Machine Learning Model-Based Estimation of XCO2 with High Spatiotemporal Resolution in China

Abstract

As the most abundant greenhouse gas in the atmosphere, CO2 has a significant impact on climate change. Therefore, the determination of the temporal and spatial distribution of CO2 is of great significance in climate research. However, existing CO2 monitoring methods have great limitations, and it is difficult to obtain large-scale monitoring data with high spatial resolution, thus limiting the effective monitoring of carbon sources and sinks. To obtain complete Chinese daily-scale CO2 information, we used OCO-2 XCO2 data, Carbon Tracker XCO2 data, and multivariate geographic data to build a model training data set, which was then combined with various machine learning models including Random Forest, Extreme Random Forest, XGBoost, LightGBM, and CatBoost. The results indicated that the Random Forest model presented the best performance, with a cross-validation R2 of 0.878 and RMSE of 1.123 ppm. According to the final estimation results, in terms of spatial distribution, the highest multi-year average RF XCO2 value was in East China (406.94 ± 0.65 ppm), while the lowest was in Northwest China (405.56 ± 1.43 ppm).
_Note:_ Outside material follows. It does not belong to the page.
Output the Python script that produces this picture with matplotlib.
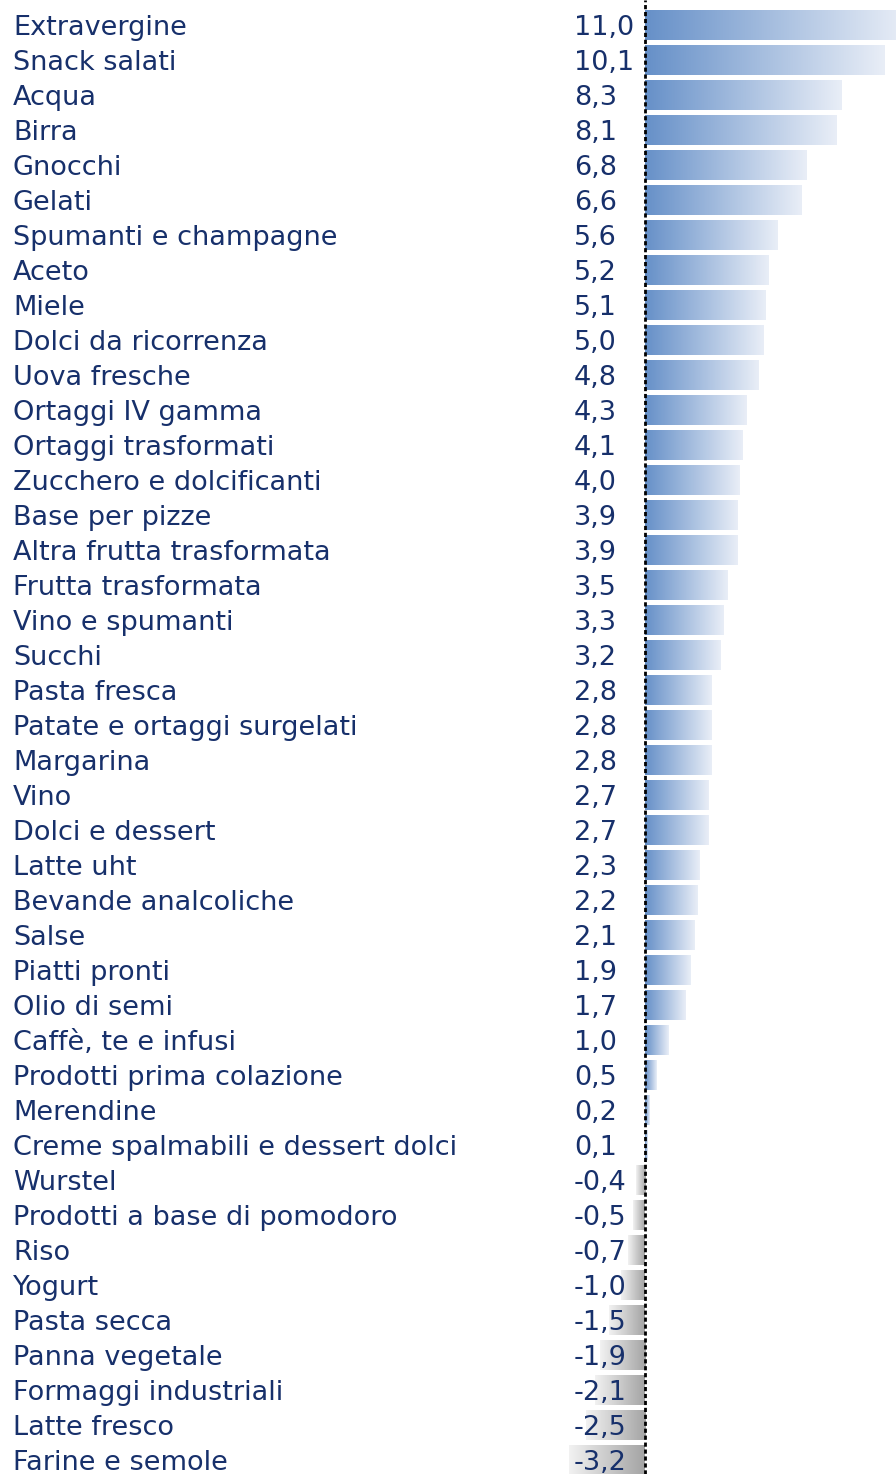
import matplotlib
matplotlib.use("Agg")
import matplotlib.pyplot as plt
import numpy as np
from matplotlib.colors import LinearSegmentedColormap

# categories and values (% change), top to bottom
categories = [
    "Extravergine", "Snack salati", "Acqua", "Birra", "Gnocchi", "Gelati",
    "Spumanti e champagne", "Aceto", "Miele", "Dolci da ricorrenza",
    "Uova fresche", "Ortaggi IV gamma", "Ortaggi trasformati",
    "Zucchero e dolcificanti", "Base per pizze", "Altra frutta trasformata",
    "Frutta trasformata", "Vino e spumanti", "Succhi", "Pasta fresca",
    "Patate e ortaggi surgelati", "Margarina", "Vino", "Dolci e dessert",
    "Latte uht", "Bevande analcoliche", "Salse", "Piatti pronti",
    "Olio di semi", "Caffè, te e infusi", "Prodotti prima colazione",
    "Merendine", "Creme spalmabili e dessert dolci", "Wurstel",
    "Prodotti a base di pomodoro", "Riso", "Yogurt", "Pasta secca",
    "Panna vegetale", "Formaggi industriali", "Latte fresco",
    "Farine e semole",
]
values = [
    11.0, 10.1, 8.3, 8.1, 6.8, 6.6, 5.6, 5.2, 5.1, 5.0,
    4.8, 4.3, 4.1, 4.0, 3.9, 3.9, 3.5, 3.3, 3.2, 2.8,
    2.8, 2.8, 2.7, 2.7, 2.3, 2.2, 2.1, 1.9, 1.7, 1.0,
    0.5, 0.2, 0.1, -0.4, -0.5, -0.7, -1.0, -1.5, -1.9, -2.1,
    -2.5, -3.2,
]

text_color = "#17306b"
pos_cmap = LinearSegmentedColormap.from_list("pos", ["#6690c8", "#e9eef7"])
neg_cmap = LinearSegmentedColormap.from_list("neg", ["#a4a4a4", "#f2f2f2"])

W, H = 896, 1474
px_per_unit = 23.7
row_px = 35.0
zero_px = 645
first_px = 25

fig = plt.figure(figsize=(W / 100, H / 100), dpi=100)
ax = fig.add_axes([0, 0, 1, 1])
ax.axis("off")

y = np.arange(len(categories))
# flat base colour keeps very thin bars visible under the gradient
base = ["#9fb8de" if v >= 0 else "#c8c8c8" for v in values]
bars = ax.barh(y, values, height=0.857, color=base, edgecolor="none", zorder=1)

grad = np.linspace(0, 1, 256).reshape(1, -1)
for bar, v in zip(bars, values):
    x0, y0, w, h = bar.get_x(), bar.get_y(), bar.get_width(), bar.get_height()
    if v >= 0:
        img = ax.imshow(grad, cmap=pos_cmap, aspect="auto",
                        extent=(x0, x0 + w, y0 + h, y0), zorder=2)
    else:
        img = ax.imshow(grad[:, ::-1], cmap=neg_cmap, aspect="auto",
                        extent=(x0 + w, x0, y0 + h, y0), zorder=2)
    img.set_clip_path(bar)

ax.set_xlim(-zero_px / px_per_unit, (W - zero_px) / px_per_unit)
ax.set_ylim((H - first_px) / row_px, -first_px / row_px)

# dashed zero line
ax.axvline(0, color="black", lw=2, linestyle=(0, (1.5, 1)), zorder=3)

label_x = (13 - zero_px) / px_per_unit
value_x = (574 - zero_px) / px_per_unit
for yi, cat, v in zip(y, categories, values):
    ax.text(label_x, yi + 0.08, cat, ha="left", va="center",
            fontsize=19.5, color=text_color, zorder=4)
    ax.text(value_x, yi + 0.08, f"{v:.1f}".replace(".", ","), ha="left",
            va="center", fontsize=19.5, color=text_color, zorder=4)

fig.savefig("out.png", dpi=100)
In terms of time, from 2016 to 2018, the annual XCO2 in China continued to increase, but the growth rate showed a downward trend. In terms of seasonal effects, the multi-year average XCO2 was highest in spring (407.76 ± 1.72 ppm) and lowest in summer (403.15 ± 3.36ppm). Compared with the Carbon-Tracker data, the XCO2 data set constructed in this study showed more detailed spatial changes, thus, can be effectively used to identify potentially important carbon sources and sinks.